A small section of ‘The Big City’ is devoted to ‘colossal landscapes’ – but with the exception of Johannes Vorstermans’ view from the 1670s of Greenwich back to the City, which shows the demolition of the Tudor Palace of Placentia immediately below, they are mostly bloodless, unpeopled accounts of the built scene in the later decades of the 20th century, panoramas of Clerkenwell or the view from the top of the Shell Centre, as the case may be. Only The Heart of the Empire, painted by the Danish artist Niels Moller Lund in 1904 offers an interpretation of the City of London that is both resonant and atmospheric – since we can see it as an epitaph.
At times the exhibition feels like a disappointing house clearance sale. There are some contemporary paintings included in the selection. Among the best are by Jock McFadyen and David Hepher, who inject a sense of a wider, rougher, London – a place where people live, work, play and even misbehave. The latter’s vast canvases, arranged as a triptych, dominate the lower section of the gallery. (The artist made a gift of these works to the Guildhall, the largest in its recent history, in 2022.) For much of Hepher’s career he has been painting the tower blocks of Camberwell which form the immediate backdrop to his house and studio. But if the modernist estate is familiar, here rendered purposely repetitive, these works from 2013–2014 inject another element – a textural link to the subject matter. A scattering of graffiti covers and adds colour to the rough cast surface of the canvases, which have been built up with concrete in the mix.
It is the anonymity of these blocks, and yet their innumerable distinguishing marks, which attracts Hepher to the subject – ‘I just paint what is around me.’ These are the ultimate urban landscapes, unmediated. They suggest a disjointed echo to the society set-pieces, huge assemblies of anonymous, but chosen, individuals seated or standing at interminable events. Cheered by Hepher’s contribution, I began to search the walls for other archetypal 20th-century London artists; would there be a Leon Kossoff, perhaps showing Smithfield or Christ Church Spitalfields whipped into shadowy existence in deep impasto? But no. There are no loans to be seen, and little evidence of a curator to ask for them.
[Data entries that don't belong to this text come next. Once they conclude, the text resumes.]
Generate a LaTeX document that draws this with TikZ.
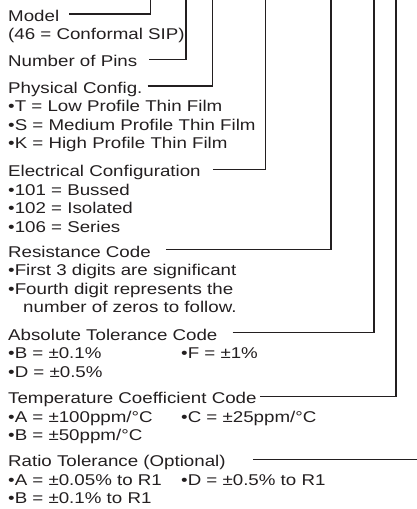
\documentclass[tikz,border=0pt]{standalone}
\usepackage{fontspec}
\setmainfont{Liberation Sans}[FakeStretch=1.2]
\usepackage{xcolor}
\definecolor{inkdark}{HTML}{231F20}
\usetikzlibrary{positioning}

\begin{document}
\begin{tikzpicture}[
  x=1pt, y=-1pt,
  font=\fontsize{15.6}{18.5}\selectfont,
  txt/.style={anchor=base west, inner sep=0pt, text=inkdark},
  lead/.style={draw=inkdark, line width=1.1pt},
]
\useasboundingbox (0,0) rectangle (417,509);

% === TOP ENDS OF THE LEADS (one per code field) ===
\coordinate (top_model) at (150.7,0);
\coordinate (top_pins)  at (186,0);
\coordinate (top_phys)  at (212.7,0);
\coordinate (top_elec)  at (265.7,0);
\coordinate (top_res)   at (331,0);
\coordinate (top_abs)   at (374,0);
\coordinate (top_tc)    at (396,0);
\coordinate (end_ratio) at (417,459.5);

% --- MODEL ---
\node[txt] (model)   at (8,21.4) {Model};
\node[txt] (model_a) at (8,39.9) {(46 = Conformal SIP)};
\draw[lead] ([xshift=10pt,yshift=7.4pt]model.base east) -| (top_model);

% --- NUMBER OF PINS ---
\node[txt] (pins) at (8,66.7) {Number of Pins};
\draw[lead] ([xshift=12pt,yshift=7.4pt]pins.base east) -| (top_pins);

% --- PHYSICAL CONFIG ---
\node[txt] (phys)   at (8,93.4)  {Physical Config.};
\node[txt] (phys_t) at (8,111.9) {•T = Low Profile Thin Film};
\node[txt] (phys_s) at (8,130.4) {•S = Medium Profile Thin Film};
\node[txt] (phys_k) at (8,148.9) {•K = High Profile Thin Film};
\draw[lead] ([xshift=5pt,yshift=7.4pt]phys.base east) -| (top_phys);

% --- ELECTRICAL CONFIGURATION ---
\node[txt] (elec)     at (8,176.7) {Electrical Configuration};
\node[txt] (elec_bus) at (8,195.2) {•101 = Bussed};
\node[txt] (elec_iso) at (8,213.7) {•102 = Isolated};
\node[txt] (elec_ser) at (8,232.2) {•106 = Series};
\draw[lead] ([xshift=12pt,yshift=7.4pt]elec.base east) -| (top_elec);

% --- RESISTANCE CODE ---
\node[txt] (res)   at (8,257)   {Resistance Code};
\node[txt] (res_a) at (8,275.5) {•First 3 digits are significant};
\node[txt] (res_b) at (8,294)   {•Fourth digit represents the};
\node[txt] (res_c) at (23,312.5) {number of zeros to follow.};
\draw[lead] ([xshift=15pt,yshift=7.4pt]res.base east) -| (top_res);

% --- ABSOLUTE TOLERANCE ---
\node[txt] (abs)   at (8,340.1)   {Absolute Tolerance Code};
\node[txt] (abs_b) at (8,358.6)   {•B = ±0.1\%};
\node[txt] (abs_f) at (181,358.6) {•F = ±1\%};
\node[txt] (abs_d) at (8,377.1)   {•D = ±0.5\%};
\draw[lead] ([xshift=15pt,yshift=7.4pt]abs.base east) -| (top_abs);

% --- TEMPERATURE COEFFICIENT ---
\node[txt] (tc)   at (8,403.6)   {Temperature Coefficient Code};
\node[txt] (tc_a) at (8,422.1)   {•A = ±100ppm/°C};
\node[txt] (tc_c) at (181,422.1) {•C = ±25ppm/°C};
\node[txt] (tc_b) at (8,440.6)   {•B = ±50ppm/°C};
\draw[lead] ([xshift=3pt,yshift=7.4pt]tc.base east) -| (top_tc);

% --- RATIO TOLERANCE ---
\node[txt] (ratio)   at (8,466.9)   {Ratio Tolerance (Optional)};
\node[txt] (ratio_a) at (8,485.4)   {•A = ±0.05\% to R1};
\node[txt] (ratio_d) at (181,485.4) {•D = ±0.5\% to R1};
\node[txt] (ratio_b) at (8,503.9)   {•B = ±0.1\% to R1};
\draw[lead] ([xshift=27pt,yshift=7.4pt]ratio.base east) -- (end_ratio);

\end{tikzpicture}
\end{document}
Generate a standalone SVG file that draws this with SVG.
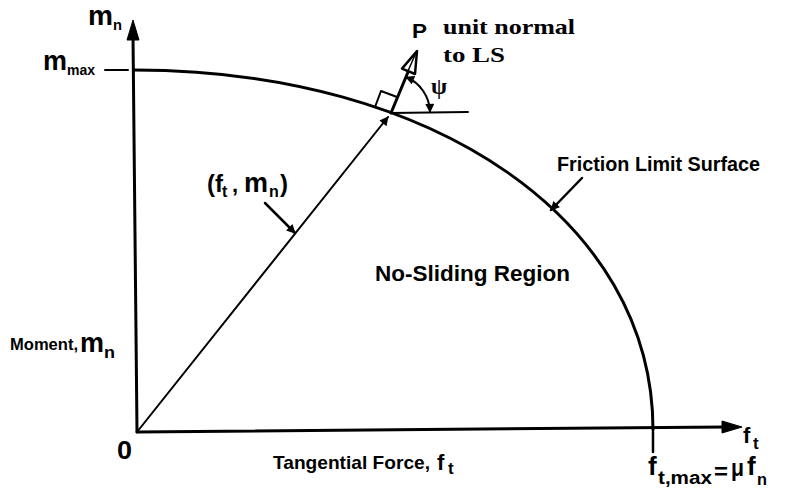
<svg xmlns="http://www.w3.org/2000/svg" width="803" height="489" viewBox="0 0 803 489">
<style>
.ln{stroke:#000;fill:none;stroke-linecap:round;stroke-linejoin:round}
.s{font-family:"Liberation Sans",Arial,sans-serif;font-weight:bold;fill:#000}
.r{font-family:"Liberation Serif","Times New Roman",serif;font-weight:bold;fill:#000}
.ah{fill:#000;stroke:#000;stroke-width:1;stroke-linejoin:round}
</style>
<defs>
<marker id="arr" viewBox="0 0 10 10" refX="9" refY="5" markerWidth="13" markerHeight="9" markerUnits="userSpaceOnUse" orient="auto-start-reverse">
<path d="M0,0 L10,5 L0,10 z" fill="#000"/>
</marker>
</defs>
<rect width="803" height="489" fill="#fff"/>

<g id="axes">
<line class="ln" x1="137" y1="432" x2="133" y2="36" stroke-width="3"/>
<polygon class="ah" points="133,20 127,40 139,40"/>
<line class="ln" x1="137" y1="432" x2="726" y2="427" stroke-width="3"/>
<polygon class="ah" points="742,427 722,421 722,433"/>
<line class="ln" x1="105" y1="70" x2="128" y2="70" stroke-width="2"/>
<line class="ln" x1="653" y1="432" x2="653" y2="452" stroke-width="2.5"/>
</g>

<g id="limit-surface">
<path class="ln" d="M134,70 C435,70 653,221 653,430" stroke-width="3"/>
</g>

<g id="connectors">
<line class="ln" x1="137" y1="432" x2="388" y2="117" stroke-width="2" marker-end="url(#arr)"/>
<line class="ln" x1="265" y1="203" x2="295" y2="233" stroke-width="2.5" marker-end="url(#arr)"/>
<line class="ln" x1="582" y1="178" x2="551" y2="210" stroke-width="2.5" marker-end="url(#arr)"/>
<line class="ln" x1="391" y1="113" x2="468" y2="112" stroke-width="2"/>
<polyline class="ln" points="375,107 381,91 397,97" stroke-width="2"/>
<line class="ln" x1="391" y1="113" x2="413" y2="60" stroke-width="3"/>
<polygon points="417,51 415,74 402,68.6" fill="#fff" stroke="#000" stroke-width="2.5" stroke-linejoin="round"/>
<line class="ln" x1="408" y1="71" x2="415" y2="55" stroke-width="1.5"/>
<path class="ln" d="M406,77 A39,39 0 0,1 430,112" stroke-width="2" marker-start="url(#arr)" marker-end="url(#arr)"/>
</g>

<g id="labels">
<text class="s" x="88" y="25" font-size="28" textLength="25" lengthAdjust="spacingAndGlyphs">m</text>
<text class="s" x="113" y="30" font-size="15" textLength="9" lengthAdjust="spacingAndGlyphs">n</text>

<text class="s" x="43" y="70" font-size="28" textLength="24" lengthAdjust="spacingAndGlyphs">m</text>
<text class="s" x="67" y="75" font-size="14" textLength="28" lengthAdjust="spacingAndGlyphs">max</text>

<text class="s" x="10" y="350" font-size="16" textLength="68" lengthAdjust="spacingAndGlyphs">Moment,</text>
<text class="s" x="80" y="352" font-size="27" textLength="24" lengthAdjust="spacingAndGlyphs">m</text>
<text class="s" x="104" y="358" font-size="17" textLength="11" lengthAdjust="spacingAndGlyphs">n</text>

<text class="s" x="117" y="459" font-size="26" textLength="15" lengthAdjust="spacingAndGlyphs">0</text>

<text class="s" x="273" y="469" font-size="19" textLength="157" lengthAdjust="spacingAndGlyphs">Tangential Force,</text>
<text class="s" x="437" y="470" font-size="22">f</text>
<text class="s" x="448" y="474" font-size="17">t</text>

<text class="s" x="743" y="443" font-size="22">f</text>
<text class="s" x="753" y="449" font-size="17">t</text>

<text class="s" x="648" y="475" font-size="26">f</text>
<text class="s" x="658" y="484" font-size="18" textLength="54" lengthAdjust="spacingAndGlyphs">t,max</text>
<text class="s" x="714" y="479" font-size="22" textLength="14" lengthAdjust="spacingAndGlyphs">=</text>
<text class="s" x="731" y="476" font-size="24" textLength="13" lengthAdjust="spacingAndGlyphs">μ</text>
<text class="s" x="747" y="475" font-size="26">f</text>
<text class="s" x="757" y="485" font-size="17" textLength="10" lengthAdjust="spacingAndGlyphs">n</text>

<text class="s" x="375" y="281" font-size="22" textLength="195" lengthAdjust="spacingAndGlyphs">No-Sliding Region</text>
<text class="s" x="557" y="171" font-size="21" textLength="203" lengthAdjust="spacingAndGlyphs">Friction Limit Surface</text>

<text class="s" font-size="24"><tspan x="207" y="192">(f</tspan><tspan x="222" y="197" font-size="16">t</tspan><tspan x="232" y="192" font-size="22">,</tspan><tspan x="244" y="192" font-size="27">m</tspan><tspan x="269" y="197" font-size="16">n</tspan><tspan x="280" y="192">)</tspan></text>

<text class="s" x="412" y="38" font-size="20" textLength="15" lengthAdjust="spacingAndGlyphs">P</text>
<text class="r" x="443" y="34" font-size="21" textLength="132" lengthAdjust="spacingAndGlyphs">unit normal</text>
<text class="r" x="443" y="62" font-size="21" textLength="62" lengthAdjust="spacingAndGlyphs">to LS</text>
<text class="r" x="431" y="94" font-size="24" textLength="16" lengthAdjust="spacingAndGlyphs">ψ</text>
</g>
</svg>
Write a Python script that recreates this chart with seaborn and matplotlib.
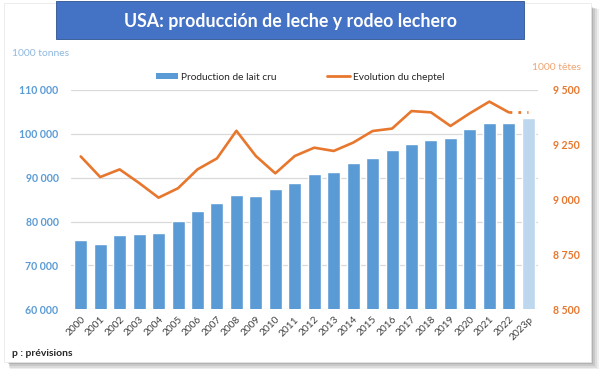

Before leaving the Guildhall Art Gallery, I suggest you continue walking downstairs. Scarcely signalled is another huge event, well below. The Roman amphitheatre site excavated during the 1980s as part of building works in Guildhall Square opened to the public only in 2002 and so discreetly that visitors to the gallery can easily miss it.
As the City soars (and ‘The Big City’ exhibition pays no attention to the recent and pending very big additions to its skyline) it is surely time to look down, to make more of the wealth of Roman structures scattered throughout the square mile and beyond. Until the Bloomberg building began to feature the London Mithraeum with admirable panache, all this was distinctly undersold. So, may I propose ‘Rome in the City’? Now that could be some big exhibition.
‘The Big City’ is at the Guildhall Art Gallery until 23 April.